Date of this Version



Davenport, S. (2016). Implementation of State Developmental Education Policy: A Multiple Case Study of Community College Faculty Perceptions of Involvement (Doctoral dissertation).


A DISSERTATION Presented to the Faculty of The Graduate College at the University of Nebraska In Partial Fulfillment of Requirements For the Degree of Doctor of Philosophy, Major: Educational Studies (Educational Leadership & Higher Education), Under the Supervision of Professor Richard Torraco. Lincoln, Nebraska: August, 2016

Copyright (c) 2016 Shirley Davenport


Numerous studies have indicated that developmental education as it is currently offered in many colleges and universities produces dismal results, with student success rates averaging as low as 25%. To address this issue, legislators in some states have begun to intervene, adopting policies that vary from suggestions for improvements to mandated pedagogical approaches. However, given the higher education organizational environment, the manner in which any change is implemented can be key to its success.

The purpose of this comparative multiple case study was to describe and interpret the perceptions of developmental education faculty regarding their level of involvement in developmental education legislation implementation processes in their respective states in order to determine how this level of involvement may affect faculty willingness to implement instructional change. The data examined for this study was gathered from participant interviews at a Connecticut and a Missouri community college and archival documents.

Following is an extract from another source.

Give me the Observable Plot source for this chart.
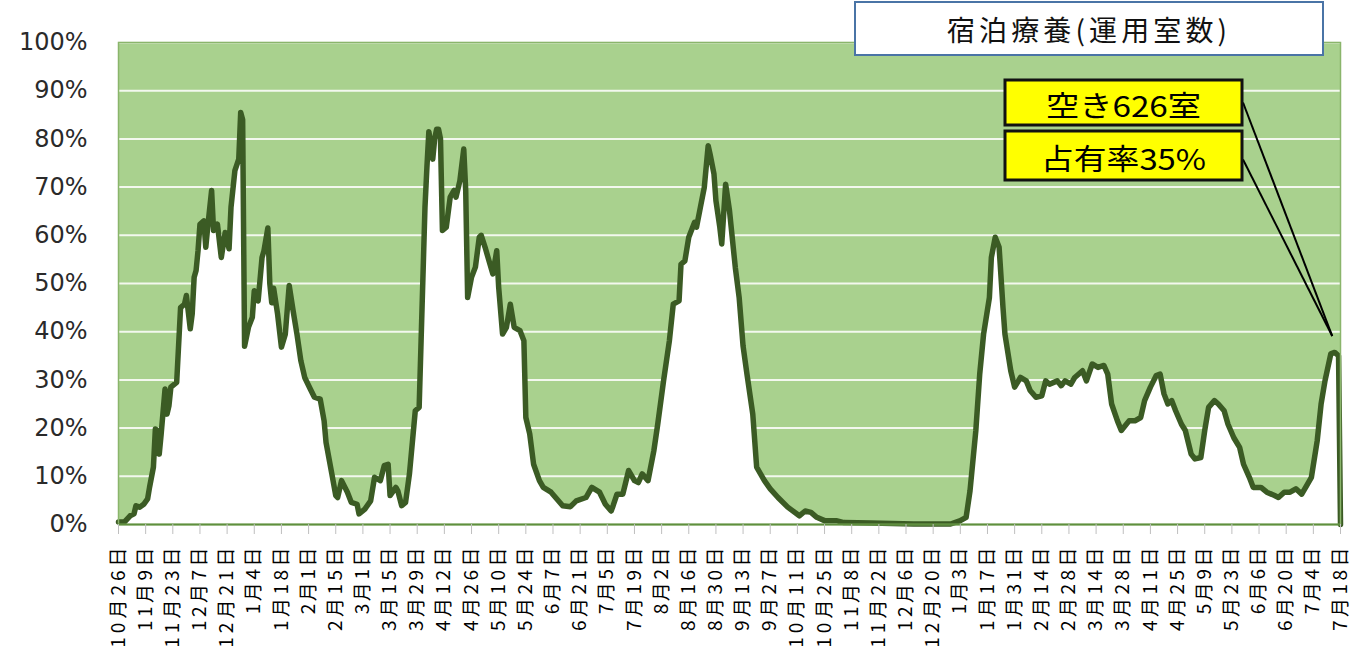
<!DOCTYPE html>
<html><head><meta charset="utf-8">
<script src="https://cdn.jsdelivr.net/npm/d3@7"></script>
<script src="https://cdn.jsdelivr.net/npm/@observablehq/plot@0.6"></script>
<style>body{margin:0;background:#fff;} #chart{position:relative;width:1365px;height:665px;}</style>
</head><body><div id="chart"></div>
<script>
const startDate = "2020-10-26";
const dayOffsets = [0,3,6,8,9,11,13,15,16,18,19,20,21,22,24,25,26,27,30,32,34,35,37,38,39,40,41,42,44,45,46,48,49,51,53,55,57,58,60,62,63,64,65,67,69,70,72,74,75,77,78,79,80,82,84,86,88,90,92,94,96,99,101,104,106,107,110,112,113,115,118,120,123,124,127,130,132,135,137,139,140,143,144,146,148,150,153,155,156,158,159,160,161,162,163,164,165,166,167,169,171,173,174,176,178,179,180,182,184,186,187,189,191,193,195,196,198,200,202,204,207,209,210,212,214,217,219,223,226,229,233,236,241,244,248,251,254,255,257,260,263,266,268,270,273,276,278,281,284,286,289,290,292,294,297,298,300,302,304,305,307,308,310,311,313,315,318,320,322,324,327,329,333,336,340,345,351,354,357,360,364,370,374,388,410,429,434,437,439,442,444,446,449,450,452,454,456,457,460,462,465,468,470,473,476,478,480,484,486,488,491,493,497,499,502,505,508,510,512,515,517,521,524,527,529,532,535,537,539,541,543,545,548,550,553,555,558,560,562,565,567,570,572,575,578,580,583,585,589,592,596,598,601,604,607,610,613,615,618,620,622,625,627,629,630];
const occupancyPct = [0.5,0.5,1.8,2.2,3.9,3.6,4.2,5.3,7.7,11.9,19.8,19.5,14.6,18.8,28.1,22.9,24.6,28.5,29.5,45,45.7,47.5,40.6,43.7,51.3,52.7,56.8,62.3,63,57.5,61.7,69.3,61,62.3,55.4,60.6,57.2,65.8,73.4,75.8,85.5,84,37,40.9,43,48.5,46.4,55.4,56.8,61.5,50,46,49,43.7,36.8,39.5,49.6,44.4,39.5,34,30.5,28,26.4,26,21.5,17,10.5,6,5.6,9.1,6.7,4.6,4.2,2.2,3.2,4.9,9.8,9.1,12.2,12.5,6,7.7,7,3.9,4.6,10.5,23.6,24.3,38.1,65.8,74.1,81.5,79,75.8,80,82,82,80,61,61.7,67.9,69.3,67.9,71.3,77.9,69.3,47.1,51.3,53.4,59.6,60,57.5,54.7,52,56.8,49.2,39.5,40.9,45.7,40.9,40.2,38.1,22.2,18.8,12.5,9.1,7.7,6.7,5.3,3.9,3.7,4.9,5.6,7.7,6.7,4.2,2.8,3.9,6.3,6.3,11.2,9.1,8.7,10.5,9.1,15.3,20.8,29.8,38.1,45.7,46.4,54,54.7,59.6,62.7,61.7,65.8,69.9,78.6,76.8,72.7,67.2,61.7,58.2,70.6,65.1,53.3,47,37,31.2,22.9,11.9,9.1,7.4,5.6,3.6,1.8,2.8,2.5,1.5,0.8,0.8,0.4,0.3,0.1,0.1,0.8,1.5,7,19.5,31.2,39.5,47.1,55.4,59.6,57.5,45,39.5,31.9,28.5,30.5,29.8,27.8,26.4,26.7,29.8,29.1,29.8,28.8,29.8,29.1,30.5,31.9,29.8,33.3,32.6,33,31.2,25,21.5,19.5,21.5,21.5,22.2,25.7,28.5,30.9,31.2,27.1,25,25.7,23.6,20.8,19.5,14.6,13.6,13.9,19.5,24.3,25.7,25,23.6,20.8,18,16,12.5,9.8,7.7,7.7,6.7,6,5.6,6.7,6.7,7.4,6.3,8.4,9.8,17.4,25,29.8,35.4,35.7,35,0];
const tickLabels = ["10月26日","11月9日","11月23日","12月7日","12月21日","1月4日","1月18日","2月1日","2月15日","3月1日","3月15日","3月29日","4月12日","4月26日","5月10日","5月24日","6月7日","6月21日","7月5日","7月19日","8月2日","8月16日","8月30日","9月13日","9月27日","10月11日","10月25日","11月8日","11月22日","12月6日","12月20日","1月3日","1月17日","1月31日","2月14日","2月28日","3月14日","3月28日","4月11日","4月25日","5月9日","5月23日","6月6日","6月20日","7月4日","7月18日"];
const yTicks = [0,10,20,30,40,50,60,70,80,90,100];
const chartTitle = "宿泊療養(運用室数)";
const annotationLabels = ["空き626室", "占有率35%"];
const pointerDay = 626, pointerPct = 39;

const DAY = 864e5;
const t0 = Date.parse(startDate + "T00:00:00Z");
const toDate = d => new Date(t0 + d * DAY);
const data = dayOffsets.map((d, i) => ({date: toDate(d), pct: occupancyPct[i]}));
const tickDates = tickLabels.map((_, i) => toDate(i * 14));
const fmt = d => tickLabels[Math.round((+d - t0) / (14 * DAY))];

const chart = Plot.plot({
  width: 1365, height: 665,
  marginLeft: 118, marginRight: 25, marginTop: 42, marginBottom: 141,
  style: {fontFamily: "'DejaVu Sans','Noto Sans CJK JP',sans-serif", background: "#fff", overflow: "visible"},
  x: {type: "utc", domain: [toDate(0), toDate(630)]},
  y: {domain: [0, 100]},
  marks: [
    Plot.frame({fill: "#a9d18e"}),
    Plot.gridY(yTicks, {stroke: "#f3f8ee", strokeOpacity: 1, strokeWidth: 2}),
    Plot.areaY(data, {x: "date", y: "pct", fill: "#ffffff"}),
    Plot.line(data, {x: "date", y: "pct", stroke: "#3b5b24", strokeWidth: 5.5, strokeLinejoin: "round"}),
    Plot.frame({stroke: "#8ab56b", strokeWidth: 1.5}),
    Plot.ruleY([0], {stroke: "#5f8f3e", strokeWidth: 2}),
    Plot.axisY({ticks: yTicks, tickFormat: d => d + "%", tickSize: 0, tickPadding: 31, fontSize: 24, fill: "#2a2a2a", label: null}),
    Plot.axisX({ticks: tickDates, tickFormat: fmt, tickRotate: -90, tickSize: 10, tickPadding: 13, fontSize: 19,
      fontFamily: "'Noto Sans CJK JP',sans-serif", stroke: "#bfbfbf", fill: "#000", label: null})
  ]
});
document.getElementById("chart").appendChild(chart);

// stretch x tick labels to the reference's per-character pitch
d3.select(chart).selectAll('g[aria-label="x-axis tick label"] text').each(function() {
  const n = [...this.textContent].length;
  this.setAttribute("textLength", n * 16.7);
  this.setAttribute("lengthAdjust", "spacing");
});

// annotations
const sx = chart.scale("x"), sy = chart.scale("y");
const tx = sx.apply(toDate(pointerDay)), ty = sy.apply(pointerPct);
const svg = d3.select(chart);
const g = svg.append("g");
const boxes = [{x: 1005, y: 80, w: 237, h: 45, tl: 155}, {x: 1005, y: 131, w: 237, h: 49, tl: 165}];
boxes.forEach((b, i) => {
  g.append("line").attr("x1", b.x + b.w + 1).attr("y1", b.y + b.h / 2 + (i === 0 ? 0 : 4))
    .attr("x2", tx).attr("y2", ty).attr("stroke", "#000").attr("stroke-width", 2);
});
boxes.forEach((b, i) => {
  g.append("rect").attr("x", b.x).attr("y", b.y).attr("width", b.w).attr("height", b.h)
    .attr("fill", "#ffff00").attr("stroke", "#111").attr("stroke-width", 3);
  g.append("text").attr("x", b.x + b.w / 2).attr("y", b.y + b.h / 2 + 1)
    .attr("text-anchor", "middle").attr("dominant-baseline", "central")
    .attr("font-family", "'Noto Sans CJK JP',sans-serif").attr("font-size", 29).attr("fill", "#000")
    .attr("textLength", b.tl).attr("lengthAdjust", "spacingAndGlyphs")
    .text(annotationLabels[i]);
});
g.append("rect").attr("x", 855).attr("y", 2).attr("width", 468).attr("height", 53)
  .attr("fill", "#fff").attr("stroke", "#4a74a6").attr("stroke-width", 2);
g.append("text").attr("x", 1087).attr("y", 29).attr("text-anchor", "middle").attr("dominant-baseline", "central")
  .attr("font-family", "'Noto Sans CJK JP',sans-serif").attr("font-size", 28).attr("fill", "#111")
  .attr("textLength", 280).attr("lengthAdjust", "spacing")
  .text(chartTitle);
</script>
</body></html>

Tummers’ (2010) policy alienation framework provided the framework for this study that found that faculty demonstrated change resistance when they were not included in discussions during the policy development stage and were more likely to fully engage in instructional change initiatives at the institutional level if they experienced a climate of trust and support at their institution. Adjunct faculty who were not allowed to give input experienced the same resistance to change that full-time faculty experienced if they were not included at the strategic level. Faculty were more likely to embrace legislated change initiatives if they believed that the changes would positively affect developmental education outcomes in their respective states and their students. Faculty were more likely to resist change initiatives if they believed that those initiatives would be detrimental to their students.

These findings have significant implications for higher education policy-makers, policy implementers, and other stakeholders who wish to effect transformative higher education change through successful policy implementation.